And so, I was particularly upset and bummed to hear about their closure. Obviously, they’re not the only institution that closes, but because I had that personal connection, I just took the time to self-reflect on, like, a little bit, how did we get here and how could we not solve this? Because I saw the value that was still there. There’s still one of the largest producers of teachers in the region. There’s still, you know, 2,500 students. There’s still a lot of revenue there. And so, I left a lot of questions. And so, yeah, with this article, I just took a chance to sit down and try to answer them from my perspective, just given how particularly drawn to that institution’s story I was, because they played a part in my life, and I played a, a small part in their story.
[00:12:07] Gil: Yeah, that’s got to be a challenge because you’re always going to have that diploma that says College of St. Rose, or yeah. And so, you’re going to have that reminder of what once was and now thinking about, how do we stop this from happening, to someone else. And so, I know that the point of this article is to give people some ideas and some thoughts for to not be in that same position again, which many institutions probably find themselves in today’s environment.
And so, I think one of the things I would love to talk about is the why with some of this. And I think there’s a lot of challenges that institutions are facing. And a big part of that has to do with, you know, I love your reason number one is denial of reality. And I think that’s something that higher ed has faced for a long time, is that we feel like, okay, it’s everyone else is having a problem, but it’s… but we’re fine. The demographic cliff is something that’s going to impact everybody else but us, right? And so, can you talk a little bit about these threats that institutions are facing and what keeps us, kind of, status quo?
[00:13:09] Seth: Yeah, absolutely. So, there’s a few things going on. I think, you know, the first thing in the article I read, I called it denial of reality. And I think that is very true, unfortunately. You know, higher ed is a mature consolidating market. And in a mature consolidating market, the only way to grow is to take market share from someone else. So, when you hear about the growth from a Southern New Hampshire or even from traditional campus institutions, anytime one institution puts out that press release and says they grew year over year, that means those students would have gone somewhere else and they didn’t.
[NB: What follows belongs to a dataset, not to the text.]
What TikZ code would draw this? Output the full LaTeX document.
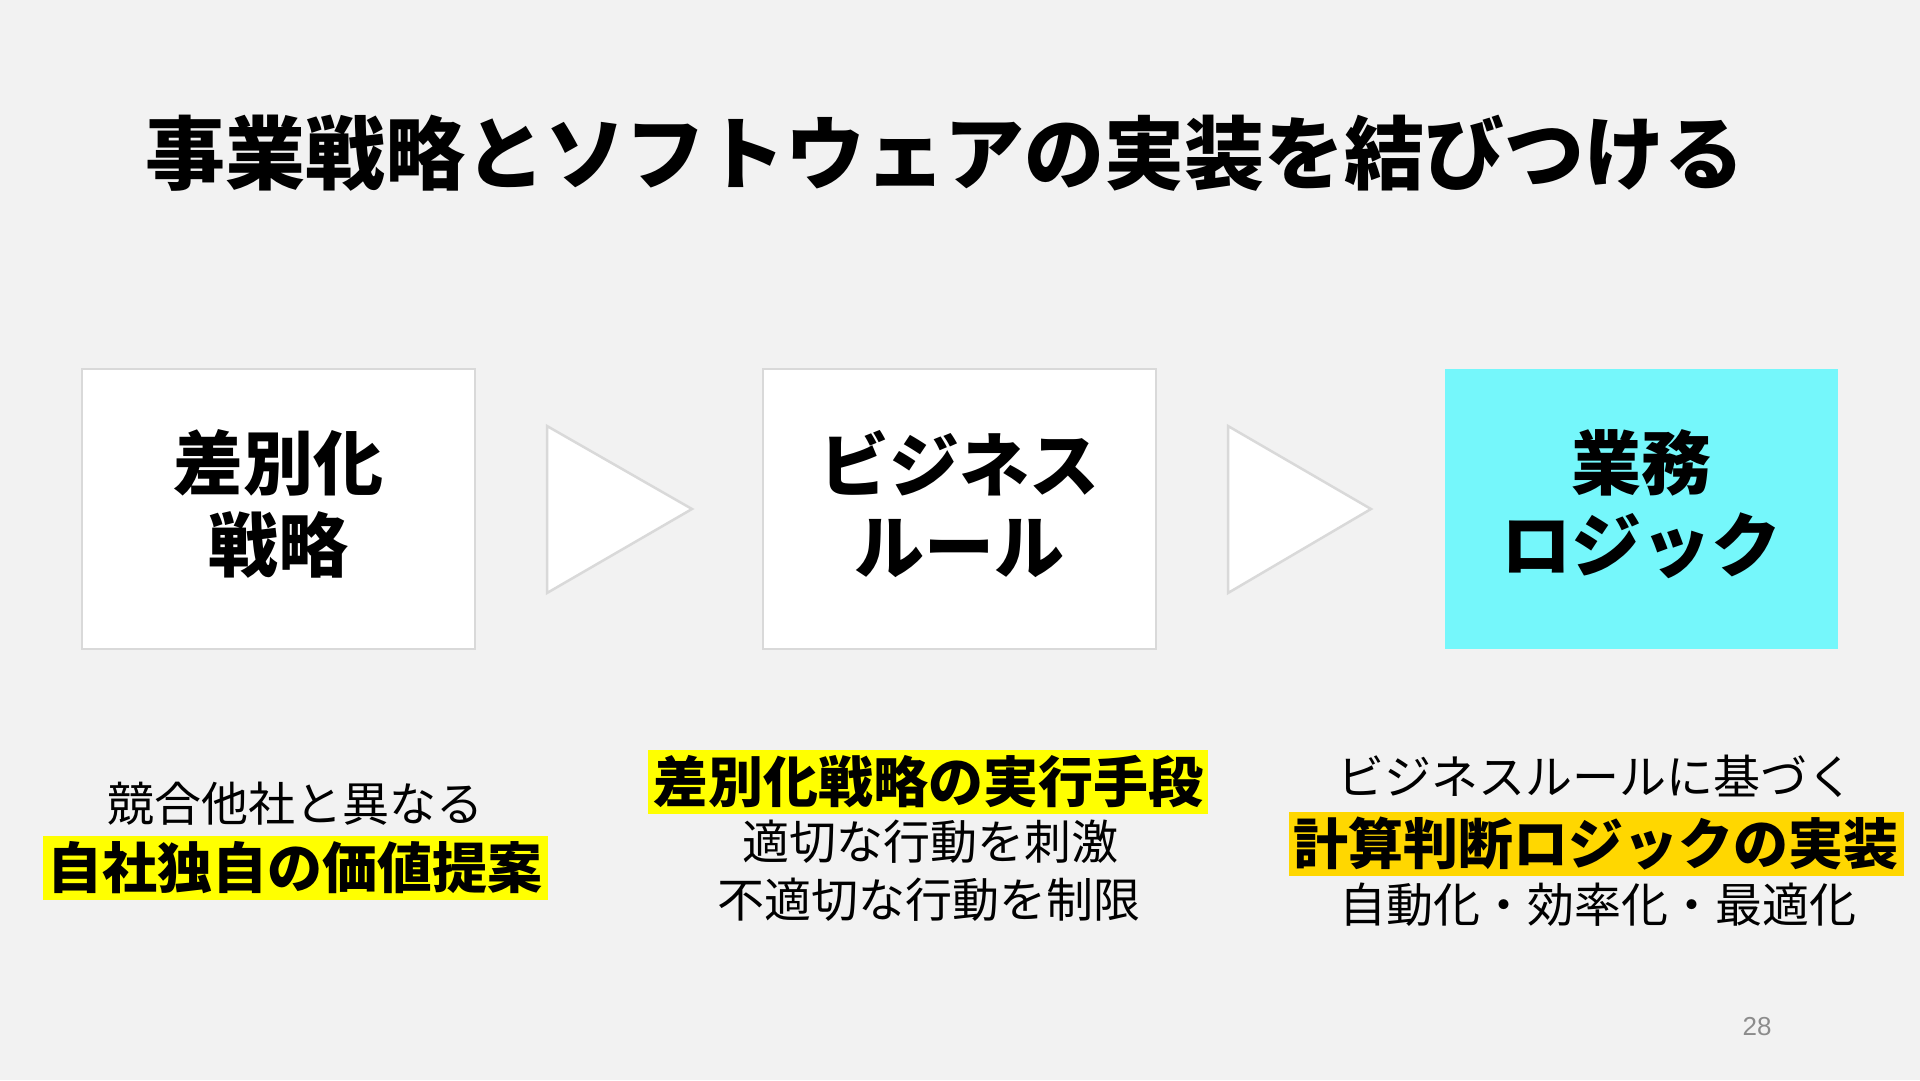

And so, the reality is, like, our total addressable market is shrinking. And so, there are just less students, but there’s the same amount of colleges. And so, from the most one-on-one economic sense of just balancing supply and demand, the reality is there’s less demand for post-secondary education. Historically, that’s largely been driven by population dynamics, the demographic lift, as you mentioned. There also is a broader looming concern about consumer confidence in the degree, employers dropping the degree requirement, and the overall price pressure that we’re seeing with the price of college growing so disproportionately beyond that of inflation.
When you couple all those things with what happened in the ‘80s and ‘90s, which was that, like, many private institutions went on building sprees. Publics did, too. People joke about it with the lazy river mindset, but it’s like people went and bought buildings. And St. Rose went and it grew from 22 buildings to 80 buildings in the span of less than 10 years. And these are institutions that went out and bought. And they did that because they could get good enough interest rates to afford that. But the reality is those are debt payments that they’re carrying for a long time. And so, St. Rose is an institution that was carrying tens of millions of dollars in debt.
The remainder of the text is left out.